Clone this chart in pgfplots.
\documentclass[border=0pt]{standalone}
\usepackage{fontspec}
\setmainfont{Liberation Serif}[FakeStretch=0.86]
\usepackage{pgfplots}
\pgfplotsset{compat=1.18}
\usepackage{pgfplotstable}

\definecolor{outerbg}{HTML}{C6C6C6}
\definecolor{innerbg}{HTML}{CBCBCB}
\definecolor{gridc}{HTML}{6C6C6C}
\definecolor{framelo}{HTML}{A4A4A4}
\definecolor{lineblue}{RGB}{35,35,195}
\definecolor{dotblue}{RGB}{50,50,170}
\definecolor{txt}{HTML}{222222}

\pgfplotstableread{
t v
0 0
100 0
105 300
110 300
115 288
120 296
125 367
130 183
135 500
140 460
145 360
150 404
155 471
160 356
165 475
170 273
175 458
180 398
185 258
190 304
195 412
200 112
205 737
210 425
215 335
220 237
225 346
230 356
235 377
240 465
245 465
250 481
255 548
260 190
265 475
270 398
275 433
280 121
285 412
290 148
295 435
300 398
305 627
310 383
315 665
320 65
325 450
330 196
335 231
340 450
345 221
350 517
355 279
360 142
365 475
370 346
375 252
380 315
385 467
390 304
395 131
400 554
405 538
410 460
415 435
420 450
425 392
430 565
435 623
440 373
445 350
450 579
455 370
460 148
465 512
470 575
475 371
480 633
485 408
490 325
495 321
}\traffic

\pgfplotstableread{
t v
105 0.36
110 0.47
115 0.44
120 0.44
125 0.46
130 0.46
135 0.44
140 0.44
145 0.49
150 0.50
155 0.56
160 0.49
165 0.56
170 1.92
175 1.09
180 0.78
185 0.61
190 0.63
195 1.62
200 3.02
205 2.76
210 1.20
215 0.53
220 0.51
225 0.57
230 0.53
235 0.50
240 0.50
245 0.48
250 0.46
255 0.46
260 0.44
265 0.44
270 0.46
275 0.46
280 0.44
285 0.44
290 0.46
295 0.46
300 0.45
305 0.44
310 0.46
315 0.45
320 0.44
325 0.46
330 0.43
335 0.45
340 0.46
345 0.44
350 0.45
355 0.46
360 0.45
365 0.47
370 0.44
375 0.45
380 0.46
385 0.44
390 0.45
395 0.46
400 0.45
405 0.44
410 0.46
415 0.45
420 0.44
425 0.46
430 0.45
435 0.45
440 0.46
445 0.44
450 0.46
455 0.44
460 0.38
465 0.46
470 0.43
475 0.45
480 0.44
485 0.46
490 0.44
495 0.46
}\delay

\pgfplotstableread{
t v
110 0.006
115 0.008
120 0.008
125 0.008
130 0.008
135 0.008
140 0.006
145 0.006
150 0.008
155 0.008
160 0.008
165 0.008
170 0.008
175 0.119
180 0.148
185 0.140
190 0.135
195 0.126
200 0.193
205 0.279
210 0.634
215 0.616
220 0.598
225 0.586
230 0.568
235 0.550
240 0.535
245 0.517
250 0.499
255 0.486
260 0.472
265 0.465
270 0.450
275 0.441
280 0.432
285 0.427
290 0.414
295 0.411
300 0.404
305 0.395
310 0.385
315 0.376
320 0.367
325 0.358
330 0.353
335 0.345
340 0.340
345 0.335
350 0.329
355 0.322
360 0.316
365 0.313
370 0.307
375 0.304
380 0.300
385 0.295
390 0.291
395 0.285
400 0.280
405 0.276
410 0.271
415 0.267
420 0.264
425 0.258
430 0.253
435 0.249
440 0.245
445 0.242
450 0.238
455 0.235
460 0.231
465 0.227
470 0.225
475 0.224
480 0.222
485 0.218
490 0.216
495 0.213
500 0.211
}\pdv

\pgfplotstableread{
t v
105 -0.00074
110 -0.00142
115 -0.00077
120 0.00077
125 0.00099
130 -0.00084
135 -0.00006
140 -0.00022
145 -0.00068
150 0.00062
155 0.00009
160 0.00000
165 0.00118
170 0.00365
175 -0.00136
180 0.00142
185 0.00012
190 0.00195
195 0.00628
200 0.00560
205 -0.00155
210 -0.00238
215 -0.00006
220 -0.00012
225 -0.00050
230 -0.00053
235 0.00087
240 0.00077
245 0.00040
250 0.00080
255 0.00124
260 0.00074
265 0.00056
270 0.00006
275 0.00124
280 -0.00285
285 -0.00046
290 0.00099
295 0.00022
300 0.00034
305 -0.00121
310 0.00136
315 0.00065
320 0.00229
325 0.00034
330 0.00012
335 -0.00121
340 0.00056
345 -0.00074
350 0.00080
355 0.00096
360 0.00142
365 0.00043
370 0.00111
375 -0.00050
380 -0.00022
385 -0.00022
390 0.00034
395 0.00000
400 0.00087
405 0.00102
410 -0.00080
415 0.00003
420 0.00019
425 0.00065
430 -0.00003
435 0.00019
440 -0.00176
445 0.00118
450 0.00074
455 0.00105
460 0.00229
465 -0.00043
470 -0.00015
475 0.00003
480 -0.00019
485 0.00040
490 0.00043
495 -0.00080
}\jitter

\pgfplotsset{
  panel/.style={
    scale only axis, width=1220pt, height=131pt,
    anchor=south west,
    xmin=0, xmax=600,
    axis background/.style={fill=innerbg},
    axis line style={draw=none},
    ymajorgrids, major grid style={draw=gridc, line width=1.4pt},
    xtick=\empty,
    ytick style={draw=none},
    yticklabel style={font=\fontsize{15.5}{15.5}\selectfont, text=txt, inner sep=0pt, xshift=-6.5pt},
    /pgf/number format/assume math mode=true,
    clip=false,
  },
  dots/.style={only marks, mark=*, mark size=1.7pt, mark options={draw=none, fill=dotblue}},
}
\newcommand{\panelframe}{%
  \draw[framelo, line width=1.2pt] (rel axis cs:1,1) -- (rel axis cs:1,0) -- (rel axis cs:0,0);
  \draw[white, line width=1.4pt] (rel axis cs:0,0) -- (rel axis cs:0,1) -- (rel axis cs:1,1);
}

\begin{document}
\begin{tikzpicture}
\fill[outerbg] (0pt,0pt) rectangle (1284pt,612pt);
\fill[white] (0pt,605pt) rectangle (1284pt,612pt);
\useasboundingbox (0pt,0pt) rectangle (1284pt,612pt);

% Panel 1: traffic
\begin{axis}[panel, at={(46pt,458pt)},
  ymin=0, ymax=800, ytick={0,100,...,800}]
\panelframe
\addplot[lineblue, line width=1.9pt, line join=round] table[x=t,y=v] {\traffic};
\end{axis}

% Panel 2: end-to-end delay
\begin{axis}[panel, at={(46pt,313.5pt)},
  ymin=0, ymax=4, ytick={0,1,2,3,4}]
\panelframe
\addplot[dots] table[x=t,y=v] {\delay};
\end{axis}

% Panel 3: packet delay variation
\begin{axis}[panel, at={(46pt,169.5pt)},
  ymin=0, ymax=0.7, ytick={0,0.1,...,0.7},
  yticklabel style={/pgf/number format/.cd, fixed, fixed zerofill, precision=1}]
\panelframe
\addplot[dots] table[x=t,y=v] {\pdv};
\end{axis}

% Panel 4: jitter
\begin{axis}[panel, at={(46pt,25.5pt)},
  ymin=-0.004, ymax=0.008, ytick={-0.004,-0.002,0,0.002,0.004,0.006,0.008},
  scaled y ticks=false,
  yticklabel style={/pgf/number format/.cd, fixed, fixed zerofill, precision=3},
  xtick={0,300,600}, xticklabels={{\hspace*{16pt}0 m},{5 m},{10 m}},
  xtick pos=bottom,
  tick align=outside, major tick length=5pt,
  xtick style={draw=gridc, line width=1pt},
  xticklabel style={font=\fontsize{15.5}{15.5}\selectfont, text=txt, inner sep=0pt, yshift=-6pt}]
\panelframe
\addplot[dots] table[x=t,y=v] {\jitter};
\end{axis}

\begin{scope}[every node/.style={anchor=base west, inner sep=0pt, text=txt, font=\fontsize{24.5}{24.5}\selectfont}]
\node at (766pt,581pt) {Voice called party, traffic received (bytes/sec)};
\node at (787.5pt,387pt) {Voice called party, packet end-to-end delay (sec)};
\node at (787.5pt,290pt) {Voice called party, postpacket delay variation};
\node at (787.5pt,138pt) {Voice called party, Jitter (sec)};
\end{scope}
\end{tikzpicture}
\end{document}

------------------------------------

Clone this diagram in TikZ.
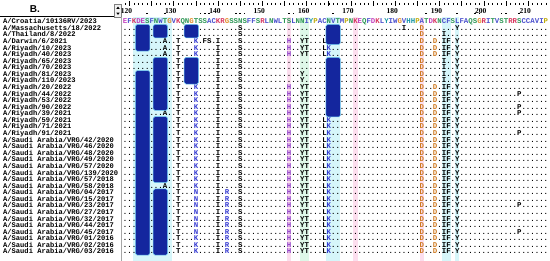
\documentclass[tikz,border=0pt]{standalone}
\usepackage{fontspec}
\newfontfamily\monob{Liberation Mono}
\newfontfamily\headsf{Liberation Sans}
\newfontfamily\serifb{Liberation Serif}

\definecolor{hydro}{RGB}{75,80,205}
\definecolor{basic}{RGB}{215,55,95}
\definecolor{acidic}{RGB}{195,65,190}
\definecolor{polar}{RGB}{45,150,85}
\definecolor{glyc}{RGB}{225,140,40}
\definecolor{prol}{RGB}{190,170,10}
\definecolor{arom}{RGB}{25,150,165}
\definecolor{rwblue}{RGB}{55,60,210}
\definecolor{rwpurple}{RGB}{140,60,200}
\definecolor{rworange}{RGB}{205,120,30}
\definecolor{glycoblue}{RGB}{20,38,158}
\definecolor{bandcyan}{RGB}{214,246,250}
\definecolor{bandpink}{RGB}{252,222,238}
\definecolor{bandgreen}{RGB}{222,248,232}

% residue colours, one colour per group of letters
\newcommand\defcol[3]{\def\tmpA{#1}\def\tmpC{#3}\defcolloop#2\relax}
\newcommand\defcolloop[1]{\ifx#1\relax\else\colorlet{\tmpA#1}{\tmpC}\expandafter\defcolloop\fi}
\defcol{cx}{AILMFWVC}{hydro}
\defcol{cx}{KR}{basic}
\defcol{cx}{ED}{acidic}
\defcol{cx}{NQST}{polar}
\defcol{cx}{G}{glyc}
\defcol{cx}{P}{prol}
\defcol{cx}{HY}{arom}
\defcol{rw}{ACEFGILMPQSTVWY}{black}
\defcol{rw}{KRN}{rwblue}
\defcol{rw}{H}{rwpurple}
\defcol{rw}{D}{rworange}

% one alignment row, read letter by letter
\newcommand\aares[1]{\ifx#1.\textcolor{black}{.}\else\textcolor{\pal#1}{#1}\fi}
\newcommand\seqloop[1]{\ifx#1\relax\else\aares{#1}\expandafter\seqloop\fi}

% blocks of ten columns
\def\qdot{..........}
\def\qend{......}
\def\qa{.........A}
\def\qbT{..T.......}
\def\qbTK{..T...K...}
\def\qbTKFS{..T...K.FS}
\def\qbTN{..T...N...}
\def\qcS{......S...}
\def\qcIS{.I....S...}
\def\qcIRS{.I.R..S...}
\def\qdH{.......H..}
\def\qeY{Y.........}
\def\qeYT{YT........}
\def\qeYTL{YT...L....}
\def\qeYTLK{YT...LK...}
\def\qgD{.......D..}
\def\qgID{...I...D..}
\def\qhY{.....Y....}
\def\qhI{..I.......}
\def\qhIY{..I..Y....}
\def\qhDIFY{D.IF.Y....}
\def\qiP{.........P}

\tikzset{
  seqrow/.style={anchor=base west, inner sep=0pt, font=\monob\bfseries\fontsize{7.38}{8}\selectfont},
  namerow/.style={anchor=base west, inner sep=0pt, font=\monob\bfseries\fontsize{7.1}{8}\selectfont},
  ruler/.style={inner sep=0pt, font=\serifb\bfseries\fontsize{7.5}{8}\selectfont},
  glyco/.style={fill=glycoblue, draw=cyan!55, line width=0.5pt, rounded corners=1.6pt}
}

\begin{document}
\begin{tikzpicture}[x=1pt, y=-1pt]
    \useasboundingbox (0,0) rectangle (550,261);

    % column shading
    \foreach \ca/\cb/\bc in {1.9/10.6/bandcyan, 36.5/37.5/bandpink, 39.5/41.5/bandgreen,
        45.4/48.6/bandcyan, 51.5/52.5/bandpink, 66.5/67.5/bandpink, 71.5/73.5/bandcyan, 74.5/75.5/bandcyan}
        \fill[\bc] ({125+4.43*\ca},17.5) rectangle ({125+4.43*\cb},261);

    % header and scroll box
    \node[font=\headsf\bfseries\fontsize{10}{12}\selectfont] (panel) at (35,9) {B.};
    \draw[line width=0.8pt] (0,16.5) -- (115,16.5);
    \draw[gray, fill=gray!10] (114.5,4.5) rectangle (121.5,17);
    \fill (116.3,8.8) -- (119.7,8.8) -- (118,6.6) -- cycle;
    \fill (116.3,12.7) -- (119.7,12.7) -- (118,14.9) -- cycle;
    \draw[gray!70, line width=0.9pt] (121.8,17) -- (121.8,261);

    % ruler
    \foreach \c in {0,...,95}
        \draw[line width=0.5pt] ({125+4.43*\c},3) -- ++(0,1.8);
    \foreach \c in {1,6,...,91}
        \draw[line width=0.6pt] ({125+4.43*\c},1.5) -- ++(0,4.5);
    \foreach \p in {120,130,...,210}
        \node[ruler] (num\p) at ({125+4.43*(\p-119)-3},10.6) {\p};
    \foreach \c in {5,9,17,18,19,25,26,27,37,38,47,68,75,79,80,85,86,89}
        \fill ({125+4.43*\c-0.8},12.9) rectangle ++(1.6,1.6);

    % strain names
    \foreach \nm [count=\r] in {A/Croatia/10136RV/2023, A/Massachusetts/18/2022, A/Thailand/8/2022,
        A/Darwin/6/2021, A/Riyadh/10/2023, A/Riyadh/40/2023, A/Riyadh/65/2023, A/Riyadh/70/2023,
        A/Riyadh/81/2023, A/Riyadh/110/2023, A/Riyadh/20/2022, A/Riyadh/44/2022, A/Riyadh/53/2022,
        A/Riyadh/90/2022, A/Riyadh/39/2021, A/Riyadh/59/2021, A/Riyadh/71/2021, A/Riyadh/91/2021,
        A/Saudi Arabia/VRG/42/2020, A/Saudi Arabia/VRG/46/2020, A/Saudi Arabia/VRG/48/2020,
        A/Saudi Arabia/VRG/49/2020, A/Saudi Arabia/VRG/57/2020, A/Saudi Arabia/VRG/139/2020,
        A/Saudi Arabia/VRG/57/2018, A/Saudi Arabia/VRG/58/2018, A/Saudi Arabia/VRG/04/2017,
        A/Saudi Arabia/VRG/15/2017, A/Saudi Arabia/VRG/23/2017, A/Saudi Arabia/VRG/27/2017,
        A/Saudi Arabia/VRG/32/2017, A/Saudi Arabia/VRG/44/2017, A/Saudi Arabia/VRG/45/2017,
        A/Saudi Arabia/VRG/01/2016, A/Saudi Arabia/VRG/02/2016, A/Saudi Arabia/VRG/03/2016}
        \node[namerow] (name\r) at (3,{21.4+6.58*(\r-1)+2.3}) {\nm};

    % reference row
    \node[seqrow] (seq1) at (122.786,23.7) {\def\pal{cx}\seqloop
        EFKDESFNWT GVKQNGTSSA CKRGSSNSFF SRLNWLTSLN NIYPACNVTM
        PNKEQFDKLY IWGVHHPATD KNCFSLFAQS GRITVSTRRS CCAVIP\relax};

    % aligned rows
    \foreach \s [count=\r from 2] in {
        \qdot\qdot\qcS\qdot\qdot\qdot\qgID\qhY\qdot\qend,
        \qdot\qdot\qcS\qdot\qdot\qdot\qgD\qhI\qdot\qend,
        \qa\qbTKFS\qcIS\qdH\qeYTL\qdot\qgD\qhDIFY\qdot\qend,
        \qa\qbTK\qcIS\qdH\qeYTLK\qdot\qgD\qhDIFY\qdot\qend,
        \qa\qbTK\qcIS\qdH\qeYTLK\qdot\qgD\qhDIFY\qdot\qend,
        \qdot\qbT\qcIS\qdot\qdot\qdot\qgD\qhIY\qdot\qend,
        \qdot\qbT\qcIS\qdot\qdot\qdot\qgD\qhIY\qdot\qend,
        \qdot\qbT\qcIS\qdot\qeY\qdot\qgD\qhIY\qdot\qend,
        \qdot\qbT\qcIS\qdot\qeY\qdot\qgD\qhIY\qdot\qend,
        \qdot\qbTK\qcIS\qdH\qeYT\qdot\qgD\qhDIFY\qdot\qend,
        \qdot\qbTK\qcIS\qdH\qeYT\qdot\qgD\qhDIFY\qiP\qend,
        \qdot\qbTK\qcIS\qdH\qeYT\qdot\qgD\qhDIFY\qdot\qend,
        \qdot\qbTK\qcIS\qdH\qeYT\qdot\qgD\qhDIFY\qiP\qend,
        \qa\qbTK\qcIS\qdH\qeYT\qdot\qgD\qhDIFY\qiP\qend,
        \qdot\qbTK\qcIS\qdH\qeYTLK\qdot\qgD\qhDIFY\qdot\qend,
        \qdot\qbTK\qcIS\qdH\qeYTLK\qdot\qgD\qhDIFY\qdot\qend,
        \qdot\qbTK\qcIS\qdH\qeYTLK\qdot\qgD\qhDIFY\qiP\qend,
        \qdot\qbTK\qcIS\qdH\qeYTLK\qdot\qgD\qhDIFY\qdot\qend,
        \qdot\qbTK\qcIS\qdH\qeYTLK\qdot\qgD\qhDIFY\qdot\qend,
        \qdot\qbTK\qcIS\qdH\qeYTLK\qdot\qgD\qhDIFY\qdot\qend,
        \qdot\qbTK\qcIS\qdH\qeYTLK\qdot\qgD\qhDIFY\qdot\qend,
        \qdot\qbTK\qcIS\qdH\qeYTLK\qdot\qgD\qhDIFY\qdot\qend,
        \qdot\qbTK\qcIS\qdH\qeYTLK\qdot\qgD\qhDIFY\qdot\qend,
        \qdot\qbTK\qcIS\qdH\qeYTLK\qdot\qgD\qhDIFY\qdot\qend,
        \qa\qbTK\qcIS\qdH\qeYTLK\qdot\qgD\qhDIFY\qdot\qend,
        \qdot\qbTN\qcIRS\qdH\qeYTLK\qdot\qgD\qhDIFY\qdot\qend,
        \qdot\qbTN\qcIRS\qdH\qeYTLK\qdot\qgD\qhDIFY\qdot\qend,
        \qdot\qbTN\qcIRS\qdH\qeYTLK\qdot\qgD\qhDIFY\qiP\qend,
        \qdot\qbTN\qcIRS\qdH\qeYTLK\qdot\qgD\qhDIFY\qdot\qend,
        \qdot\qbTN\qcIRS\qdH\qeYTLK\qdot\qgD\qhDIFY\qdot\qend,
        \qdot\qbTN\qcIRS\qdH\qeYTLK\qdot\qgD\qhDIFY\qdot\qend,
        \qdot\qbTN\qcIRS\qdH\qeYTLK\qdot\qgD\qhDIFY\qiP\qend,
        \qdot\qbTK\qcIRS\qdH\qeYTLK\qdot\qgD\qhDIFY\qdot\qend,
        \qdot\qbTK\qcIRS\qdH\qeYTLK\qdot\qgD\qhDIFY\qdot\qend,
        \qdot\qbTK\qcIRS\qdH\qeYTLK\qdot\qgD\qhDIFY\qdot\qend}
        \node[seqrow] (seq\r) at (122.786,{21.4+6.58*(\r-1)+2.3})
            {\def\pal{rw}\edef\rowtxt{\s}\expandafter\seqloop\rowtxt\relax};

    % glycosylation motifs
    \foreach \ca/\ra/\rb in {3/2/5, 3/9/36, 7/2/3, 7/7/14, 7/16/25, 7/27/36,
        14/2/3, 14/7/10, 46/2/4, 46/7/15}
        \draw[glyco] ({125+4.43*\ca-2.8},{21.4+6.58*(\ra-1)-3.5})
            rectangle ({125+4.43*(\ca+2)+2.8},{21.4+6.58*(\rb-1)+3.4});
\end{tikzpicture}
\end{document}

------------------------------------

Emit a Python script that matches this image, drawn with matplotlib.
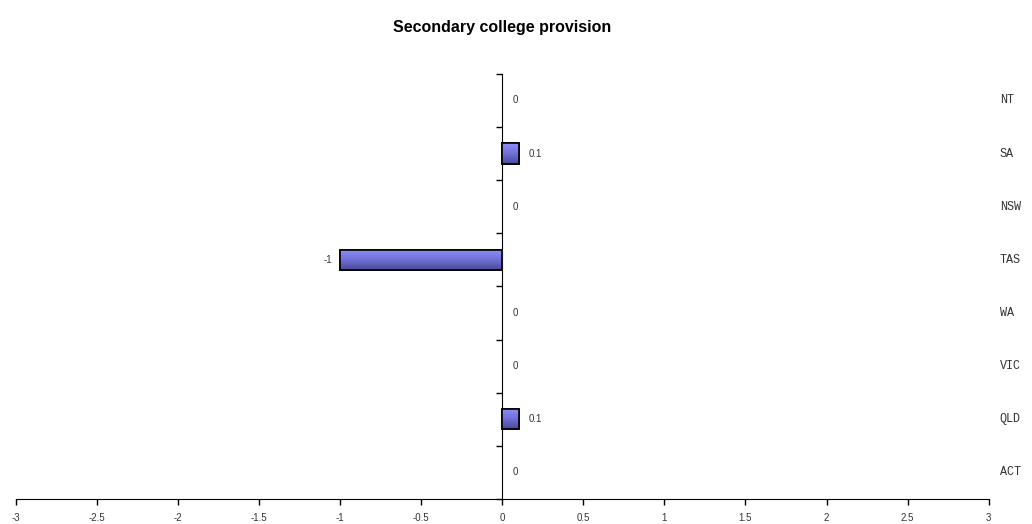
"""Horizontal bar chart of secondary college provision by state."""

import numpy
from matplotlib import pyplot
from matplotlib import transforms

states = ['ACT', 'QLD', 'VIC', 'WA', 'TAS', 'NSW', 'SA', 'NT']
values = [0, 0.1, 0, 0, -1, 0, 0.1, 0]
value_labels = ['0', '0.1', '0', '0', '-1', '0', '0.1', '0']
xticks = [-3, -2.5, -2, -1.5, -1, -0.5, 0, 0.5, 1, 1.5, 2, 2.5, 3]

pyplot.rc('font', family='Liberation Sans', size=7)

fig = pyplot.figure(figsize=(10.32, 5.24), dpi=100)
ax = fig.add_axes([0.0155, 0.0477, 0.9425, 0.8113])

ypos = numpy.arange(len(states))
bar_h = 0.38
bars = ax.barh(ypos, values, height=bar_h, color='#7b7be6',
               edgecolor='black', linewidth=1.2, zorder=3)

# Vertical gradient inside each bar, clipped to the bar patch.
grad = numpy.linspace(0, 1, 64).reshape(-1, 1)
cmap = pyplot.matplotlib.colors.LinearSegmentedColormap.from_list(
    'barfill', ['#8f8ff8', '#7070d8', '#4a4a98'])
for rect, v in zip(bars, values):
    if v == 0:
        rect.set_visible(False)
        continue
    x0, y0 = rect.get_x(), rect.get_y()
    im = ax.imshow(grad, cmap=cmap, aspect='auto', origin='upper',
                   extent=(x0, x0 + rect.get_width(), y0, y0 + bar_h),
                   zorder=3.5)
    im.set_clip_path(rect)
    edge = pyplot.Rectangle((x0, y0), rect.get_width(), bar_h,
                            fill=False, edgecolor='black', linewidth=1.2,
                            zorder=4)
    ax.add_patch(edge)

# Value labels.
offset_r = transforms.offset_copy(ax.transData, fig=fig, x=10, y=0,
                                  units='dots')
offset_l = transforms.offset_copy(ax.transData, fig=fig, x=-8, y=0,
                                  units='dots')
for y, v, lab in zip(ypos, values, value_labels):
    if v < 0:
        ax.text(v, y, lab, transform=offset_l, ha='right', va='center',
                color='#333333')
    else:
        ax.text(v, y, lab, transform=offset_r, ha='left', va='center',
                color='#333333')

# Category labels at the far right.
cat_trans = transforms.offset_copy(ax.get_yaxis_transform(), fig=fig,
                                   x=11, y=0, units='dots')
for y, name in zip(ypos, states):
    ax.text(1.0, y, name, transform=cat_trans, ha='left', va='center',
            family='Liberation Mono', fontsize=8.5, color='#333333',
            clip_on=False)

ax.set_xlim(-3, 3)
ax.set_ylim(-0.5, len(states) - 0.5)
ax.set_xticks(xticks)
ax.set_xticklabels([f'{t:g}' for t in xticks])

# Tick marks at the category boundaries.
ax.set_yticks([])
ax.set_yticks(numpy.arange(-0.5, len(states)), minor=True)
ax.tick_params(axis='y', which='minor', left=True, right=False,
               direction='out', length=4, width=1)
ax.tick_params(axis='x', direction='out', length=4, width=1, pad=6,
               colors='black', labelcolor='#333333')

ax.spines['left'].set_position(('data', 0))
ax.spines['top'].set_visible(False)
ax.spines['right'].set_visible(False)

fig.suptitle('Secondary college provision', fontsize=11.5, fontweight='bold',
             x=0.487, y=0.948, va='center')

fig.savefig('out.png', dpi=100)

------------------------------------

§ Your objective
Only the lines from "Emit a Python" through "1.5, 2, 2.5, 3]" should appear in your output, copied exactly with both end lines, and with no pictures.

§ Expected answer
Emit a Python script that matches this image, drawn with matplotlib.
"""Horizontal bar chart of secondary college provision by state."""

import numpy
from matplotlib import pyplot
from matplotlib import transforms

states = ['ACT', 'QLD', 'VIC', 'WA', 'TAS', 'NSW', 'SA', 'NT']
values = [0, 0.1, 0, 0, -1, 0, 0.1, 0]
value_labels = ['0', '0.1', '0', '0', '-1', '0', '0.1', '0']
xticks = [-3, -2.5, -2, -1.5, -1, -0.5, 0, 0.5, 1, 1.5, 2, 2.5, 3]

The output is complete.